===== INFORMATION PROVIDED =====

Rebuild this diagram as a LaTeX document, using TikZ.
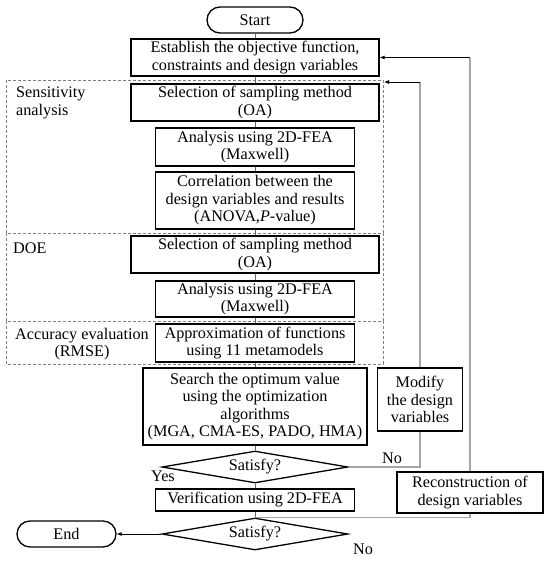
\documentclass[tikz,border=0pt]{standalone}
\usepackage{fontspec}
\setmainfont{Liberation Serif}
\usetikzlibrary{shapes.geometric, arrows.meta}

\begin{document}
\begin{tikzpicture}[x=1pt, y=-1pt, font=\fontsize{16.2}{17.5}\selectfont,
    procbox/.style={draw, line width=1.3pt, align=center, inner sep=0pt, fill=white},
    termbox/.style={draw, line width=1.3pt, rounded corners=13pt, inner sep=0pt,
        minimum height=26pt},
    decbox/.style={draw, diamond, line width=1.3pt, aspect=5.6, inner sep=0pt,
        minimum width=186pt, minimum height=32pt},
    lbl/.style={inner sep=0pt},
    flow/.style={draw=gray!80!black, line width=0.6pt},
    loopline/.style={draw=gray!70, line width=1.4pt},
    back/.style={line width=0.8pt, -{Latex[length=5pt, width=4pt]}},
    group/.style={draw=gray, line width=0.9pt, dash pattern=on 3pt off 2pt}]
    \useasboundingbox (0,0) rectangle (550,562);
    \draw[group] (6,80) rectangle (383,233);
    \draw[group] (6,233) rectangle (383,321);
    \draw[group] (6,321) rectangle (383,364);
    \coordinate (sensin) at (384,82);
    \node[termbox, minimum width=96pt] (start) at (255,20) {Start};
    \node[procbox, minimum width=248pt, minimum height=37pt] (estab) at (255,57.5)
        {Establish the objective function,\\constraints and design variables};
    \node[procbox, minimum width=248pt, minimum height=37pt] (sel1) at (255,102.5)
        {Selection of sampling method\\(OA)};
    \node[procbox, minimum width=199pt, minimum height=38pt] (ana1) at (255,147)
        {Analysis using 2D-FEA\\(Maxwell)};
    \node[procbox, minimum width=199pt, minimum height=57pt] (corr) at (255,200.5)
        {Correlation between the\\design variables and results\\(ANOVA,\textit{P}-value)};
    \node[procbox, minimum width=248pt, minimum height=37pt] (sel2) at (255,254.5)
        {Selection of sampling method\\(OA)};
    \node[procbox, minimum width=199pt, minimum height=36pt] (ana2) at (255,299)
        {Analysis using 2D-FEA\\(Maxwell)};
    \node[procbox, minimum width=199pt, minimum height=38pt] (approx) at (255,343)
        {Approximation of functions\\using 11 metamodels};
    \node[procbox, minimum width=224pt, minimum height=77pt] (search) at (255,406.5)
        {Search the optimum value\\using the optimization\\algorithms\\(MGA, CMA-ES, PADO, HMA)};
    \node[procbox, minimum width=85pt, minimum height=63pt] (modify) at (420,399.5)
        {Modify\\the design\\variables};
    \node[decbox] (dec1) at (255,467) {Satisfy?};
    \node[procbox, minimum width=199pt, minimum height=22pt] (verif) at (255,500)
        {Verification using 2D-FEA};
    \node[decbox] (dec2) at (255,534) {Satisfy?};
    \node[procbox, minimum width=146pt, minimum height=41pt] (recon) at (470,492.5)
        {Reconstruction of\\design variables};
    \node[termbox, minimum width=99pt] (end) at (66.5,534) {End};
    \node[lbl, anchor=west, align=left] (senslbl) at (16,103) {Sensitivity\\analysis};
    \node[lbl, anchor=west] (doelbl) at (13,248) {DOE};
    \node[lbl, align=center] (acclbl) at (82,344) {Accuracy evaluation\\(RMSE)};
    \node[lbl] (yes) at (163,476) {Yes};
    \node[lbl] (no1) at (392,458) {No};
    \node[lbl] (no2) at (363,549) {No};
    \draw[flow] (start) -- (estab);
    \draw[flow] (estab) -- (sel1);
    \draw[flow] (sel1) -- (ana1);
    \draw[flow] (ana1) -- (corr);
    \draw[flow] (corr) -- (sel2);
    \draw[flow] (sel2) -- (ana2);
    \draw[flow] (ana2) -- (approx);
    \draw[flow] (approx) -- (search);
    \draw[flow] (search) -- (dec1);
    \draw[flow] (dec1) -- (verif);
    \draw[flow] (verif) -- (dec2);
    \draw[back] (dec2.west) -- (end.east);
    \draw[loopline] (dec1.east) -| (modify.south);
    \draw[loopline] (modify.north) -- (modify.north |- sensin) coordinate (k1);
    \draw[back] (k1) -- (sensin);
    \draw[loopline] (dec2.north) -| (recon.south);
    \draw[loopline] (recon.north) -- (recon.north |- estab.east) coordinate (k2);
    \draw[back] (k2) -- (estab.east);
\end{tikzpicture}
\end{document}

=====

**WORK TO COMPLETE**
The material above must be printed exactly, with its pictures left out.

**ANSWER BELOW**
Rebuild this diagram as a LaTeX document, using TikZ.
\documentclass[tikz,border=0pt]{standalone}
\usepackage{fontspec}
\setmainfont{Liberation Serif}
\usetikzlibrary{shapes.geometric, arrows.meta}

\begin{document}
\begin{tikzpicture}[x=1pt, y=-1pt, font=\fontsize{16.2}{17.5}\selectfont,
    procbox/.style={draw, line width=1.3pt, align=center, inner sep=0pt, fill=white},
    termbox/.style={draw, line width=1.3pt, rounded corners=13pt, inner sep=0pt,
        minimum height=26pt},
    decbox/.style={draw, diamond, line width=1.3pt, aspect=5.6, inner sep=0pt,
        minimum width=186pt, minimum height=32pt},
    lbl/.style={inner sep=0pt},
    flow/.style={draw=gray!80!black, line width=0.6pt},
    loopline/.style={draw=gray!70, line width=1.4pt},
    back/.style={line width=0.8pt, -{Latex[length=5pt, width=4pt]}},
    group/.style={draw=gray, line width=0.9pt, dash pattern=on 3pt off 2pt}]
    \useasboundingbox (0,0) rectangle (550,562);
    \draw[group] (6,80) rectangle (383,233);
    \draw[group] (6,233) rectangle (383,321);
    \draw[group] (6,321) rectangle (383,364);
    \coordinate (sensin) at (384,82);
    \node[termbox, minimum width=96pt] (start) at (255,20) {Start};
    \node[procbox, minimum width=248pt, minimum height=37pt] (estab) at (255,57.5)
        {Establish the objective function,\\constraints and design variables};
    \node[procbox, minimum width=248pt, minimum height=37pt] (sel1) at (255,102.5)
        {Selection of sampling method\\(OA)};
    \node[procbox, minimum width=199pt, minimum height=38pt] (ana1) at (255,147)
        {Analysis using 2D-FEA\\(Maxwell)};
    \node[procbox, minimum width=199pt, minimum height=57pt] (corr) at (255,200.5)
        {Correlation between the\\design variables and results\\(ANOVA,\textit{P}-value)};
    \node[procbox, minimum width=248pt, minimum height=37pt] (sel2) at (255,254.5)
        {Selection of sampling method\\(OA)};
    \node[procbox, minimum width=199pt, minimum height=36pt] (ana2) at (255,299)
        {Analysis using 2D-FEA\\(Maxwell)};
    \node[procbox, minimum width=199pt, minimum height=38pt] (approx) at (255,343)
        {Approximation of functions\\using 11 metamodels};
    \node[procbox, minimum width=224pt, minimum height=77pt] (search) at (255,406.5)
        {Search the optimum value\\using the optimization\\algorithms\\(MGA, CMA-ES, PADO, HMA)};
    \node[procbox, minimum width=85pt, minimum height=63pt] (modify) at (420,399.5)
        {Modify\\the design\\variables};
    \node[decbox] (dec1) at (255,467) {Satisfy?};
    \node[procbox, minimum width=199pt, minimum height=22pt] (verif) at (255,500)
        {Verification using 2D-FEA};
    \node[decbox] (dec2) at (255,534) {Satisfy?};
    \node[procbox, minimum width=146pt, minimum height=41pt] (recon) at (470,492.5)
        {Reconstruction of\\design variables};
    \node[termbox, minimum width=99pt] (end) at (66.5,534) {End};
    \node[lbl, anchor=west, align=left] (senslbl) at (16,103) {Sensitivity\\analysis};
    \node[lbl, anchor=west] (doelbl) at (13,248) {DOE};
    \node[lbl, align=center] (acclbl) at (82,344) {Accuracy evaluation\\(RMSE)};
    \node[lbl] (yes) at (163,476) {Yes};
    \node[lbl] (no1) at (392,458) {No};
    \node[lbl] (no2) at (363,549) {No};
    \draw[flow] (start) -- (estab);
    \draw[flow] (estab) -- (sel1);
    \draw[flow] (sel1) -- (ana1);
    \draw[flow] (ana1) -- (corr);
    \draw[flow] (corr) -- (sel2);
    \draw[flow] (sel2) -- (ana2);
    \draw[flow] (ana2) -- (approx);
    \draw[flow] (approx) -- (search);
    \draw[flow] (search) -- (dec1);
    \draw[flow] (dec1) -- (verif);
    \draw[flow] (verif) -- (dec2);
    \draw[back] (dec2.west) -- (end.east);
    \draw[loopline] (dec1.east) -| (modify.south);
    \draw[loopline] (modify.north) -- (modify.north |- sensin) coordinate (k1);
    \draw[back] (k1) -- (sensin);
    \draw[loopline] (dec2.north) -| (recon.south);
    \draw[loopline] (recon.north) -- (recon.north |- estab.east) coordinate (k2);
    \draw[back] (k2) -- (estab.east);
\end{tikzpicture}
\end{document}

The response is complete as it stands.